My mother was an accountant for years, I learned a lot of accounting, but there is a MASSIVE difference between knowing how to basically bookkeep and the tax code.

I'm in the US - so might be easier in less tax-lobbied countries.

When I started my second consulting firm (after closing down my first when I took a "real job"), I initially tried to go at it myself, but payroll is a complex process, so I decided to outsource that. Cost me $20/mo, but saved me hours of work. Then when the end of my first tax year hit, I started trying to figure out how to do my corporate taxes myself. Downloaded all of the tax forms I could find that I needed, and printed the couple hundred pages of information. 4 weeks into filling out the forms and 2 weeks before a filing deadline, I gave up. To the best of my knowledge I had underpaid my quarterly estimates by $30k.

I reached out to a small business accountant (brother of a good friend), and for only $1200, he handled the 112 page tax return, found out I had only underpaid by less than $2000, also found a whole bunch of write offs I didn't even know to look for, and did a full reconciliation of my accounts for that.

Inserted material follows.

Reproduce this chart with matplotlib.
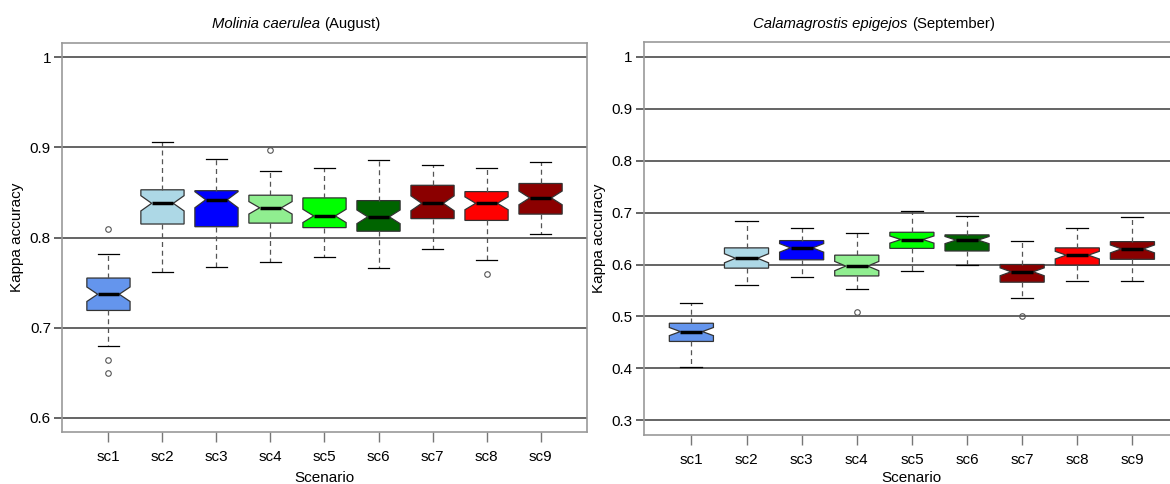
import matplotlib.pyplot as plt
import numpy as np

plt.rcParams['font.family'] = ['Liberation Sans', 'DejaVu Sans']

# escenarios y colores
scenarios = ['sc1', 'sc2', 'sc3', 'sc4', 'sc5', 'sc6', 'sc7', 'sc8', 'sc9']
box_colors = ['#6495ED', '#ADD8E6', '#0000FF', '#90EE90', '#00FF00',
              '#006400', '#8B0000', '#FF0000', '#8B0000']

# Molinia caerulea (August)
mol_whislo = [0.679, 0.762, 0.767, 0.773, 0.778, 0.766, 0.787, 0.775, 0.804]
mol_q1 = [0.719, 0.815, 0.812, 0.816, 0.811, 0.807, 0.821, 0.819, 0.826]
mol_med = [0.737, 0.838, 0.842, 0.833, 0.824, 0.823, 0.838, 0.838, 0.844]
mol_q3 = [0.755, 0.853, 0.852, 0.847, 0.844, 0.841, 0.858, 0.851, 0.860]
mol_whishi = [0.782, 0.906, 0.887, 0.874, 0.877, 0.886, 0.880, 0.877, 0.884]
mol_fliers = [[0.809, 0.664, 0.650], [], [], [0.897], [], [], [], [0.760], []]

# Calamagrostis epigejos (September)
cal_whislo = [0.403, 0.560, 0.576, 0.553, 0.588, 0.600, 0.536, 0.568, 0.568]
cal_q1 = [0.452, 0.593, 0.609, 0.578, 0.631, 0.626, 0.566, 0.599, 0.610]
cal_med = [0.471, 0.612, 0.632, 0.597, 0.648, 0.647, 0.586, 0.618, 0.630]
cal_q3 = [0.487, 0.632, 0.646, 0.618, 0.662, 0.657, 0.600, 0.632, 0.644]
cal_whishi = [0.525, 0.684, 0.671, 0.661, 0.702, 0.693, 0.646, 0.671, 0.692]
cal_fliers = [[], [], [], [0.508], [], [], [0.500], [], []]

N_RUNS = 50


def make_stats(lo, q1, med, q3, hi, fliers):
    stats = []
    for i in range(len(med)):
        half = 1.58 * (q3[i] - q1[i]) / np.sqrt(N_RUNS)
        stats.append({'whislo': lo[i], 'q1': q1[i], 'med': med[i],
                      'q3': q3[i], 'whishi': hi[i], 'fliers': fliers[i],
                      'cilo': med[i] - half, 'cihi': med[i] + half})
    return stats


def draw_panel(ax, stats, ylim, yticks, ytlabels, title_it, title_rest, ty, xpad):
    bp = ax.bxp(stats, positions=range(1, 10), widths=0.8, capwidths=0.4,
                shownotches=True, patch_artist=True,
                boxprops=dict(edgecolor='#333333', linewidth=0.9),
                whiskerprops=dict(color='#555555', linewidth=0.9,
                                  linestyle=(0, (4, 3))),
                capprops=dict(color='black', linewidth=0.9),
                medianprops=dict(color='black', linewidth=2.5),
                flierprops=dict(marker='o', markerfacecolor='none',
                                markeredgecolor='#555555', markersize=4,
                                markeredgewidth=0.8))
    for patch, c in zip(bp['boxes'], box_colors):
        patch.set_facecolor(c)
    ax.set_xlim(0.14, 9.86)
    ax.set_ylim(*ylim)
    ax.set_yticks(yticks)
    ax.set_yticklabels(ytlabels)
    ax.set_xticks(range(1, 10))
    ax.set_xticklabels(scenarios)
    ax.grid(axis='y', color='#3a3a3a', linewidth=1.1)
    ax.set_axisbelow(True)
    ax.tick_params(axis='y', length=6, color='#3a3a3a', width=1.1,
                   labelsize=11, pad=2)
    ax.tick_params(axis='x', length=7, color='#777777', width=1.0,
                   labelsize=11, pad=6)
    for s in ax.spines.values():
        s.set_color('#999999')
        s.set_linewidth(1.2)
    ax.set_ylabel('Kappa accuracy', fontsize=11, labelpad=4)
    ax.set_xlabel('Scenario', fontsize=11, labelpad=xpad)
    ax.text(0.5, ty, title_it + ' ', transform=ax.transAxes,
            fontsize=10.7, style='italic', ha='right', va='center')
    ax.text(0.5, ty, title_rest, transform=ax.transAxes,
            fontsize=10.7, ha='left', va='center')


fig = plt.figure(figsize=(11.7, 4.84), dpi=100)
fig.patch.set_facecolor('white')

ax1 = fig.add_axes([0.053, 0.1074, 0.4487, 0.8037])
ax2 = fig.add_axes([0.5504, 0.1012, 0.458, 0.812])

draw_panel(ax1, make_stats(mol_whislo, mol_q1, mol_med, mol_q3, mol_whishi, mol_fliers),
           (0.584, 1.016), [0.6, 0.7, 0.8, 0.9, 1.0],
           ['0.6', '0.7', '0.8', '0.9', '1'],
           'Molinia caerulea', '(August)', 1.049, 5)
draw_panel(ax2, make_stats(cal_whislo, cal_q1, cal_med, cal_q3, cal_whishi, cal_fliers),
           (0.272, 1.028), [0.3, 0.4, 0.5, 0.6, 0.7, 0.8, 0.9, 1.0],
           ['0.3', '0.4', '0.5', '0.6', '0.7', '0.8', '0.9', '1'],
           'Calamagrostis epigejos', '(September)', 1.046, 2.5)

plt.savefig('out.png', dpi=100, facecolor='white')
plt.close()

It was at this point that I decided I will always pay for professionals to do the part of this job that I am not proficient at. All of my various accounts-related services add up to less than 1% of my revenue, and if it were even 5 or 10% of my revenue, I'd probably still pay it, just to know it was done correctly.

1 comments

Many members of my family run our own small businesses, and have given similar advice. Always either do your own bookkeeping (or heavily review and understand the work you have done) but then pay for the for not only the processing of tax by CPAs, but also their advice. There are plenty of ways to optimize a business to not just be more tax efficient, but also financially structure operations, especially with the way one approaches debt.